= Giuseppe Antonio Torri =

Italian architect

Giuseppe Antonio Torri (1655 - c. 1713) was an Italian architect of the early 18th century. He was born and died in Bologna, where he was active in a late-Baroque style.

His surname is also spelled Tórri. He initially trained with his father, Giovanni Battista. On 30 March 1697 he was appointed architect to the Senate of Bologna.

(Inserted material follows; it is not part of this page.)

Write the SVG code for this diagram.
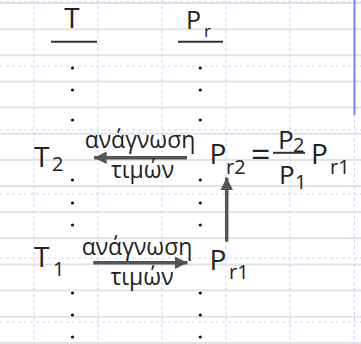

He worked on the designs used to reconstruct the Collegio Germanico-Ungarico (1700), now a seminary. He helped design the building's interior courtyard. In 1703, he designed the present building for the parish church of San Tommaso dal Mercate, which was completed by Giovanni Antonio Taruffi. He is said to have invented machinery (trafila, 1710) for the mint at Bologna; and helped with the building of the astronomical observatory at the University of Bologna. Other buildings in Bologna to which he contributed include the church of San Gabriele (begun 1700, finished 1720), the palazzo San Giorgio (1709), the church of San Domenico in Modena (1708). He contributed some designs for the church of the Santissima Trinita that had been begun by F. Martini in 1662. He also contributed some plans, at a distance, for a palazzo that William III of England contemplated. The building presently housing the Court of Appeals in Bologna, the Palazzo Baciocchi, previously Ranuzzi, has a grand staircase designed by Torri. He also contributed to reconstructions and modernizations at Palazzo Scarani, Palazzo Isolani de San Stefano, and Palazzo Pepoli Campogrande. Among his pupils was Alfonso Torreggiani.

==Sources==
- Entry in Treccani Enciclopedia
- The dictionary of architecture, Volumes 7-8 By Architectural Publication Society, Page 71.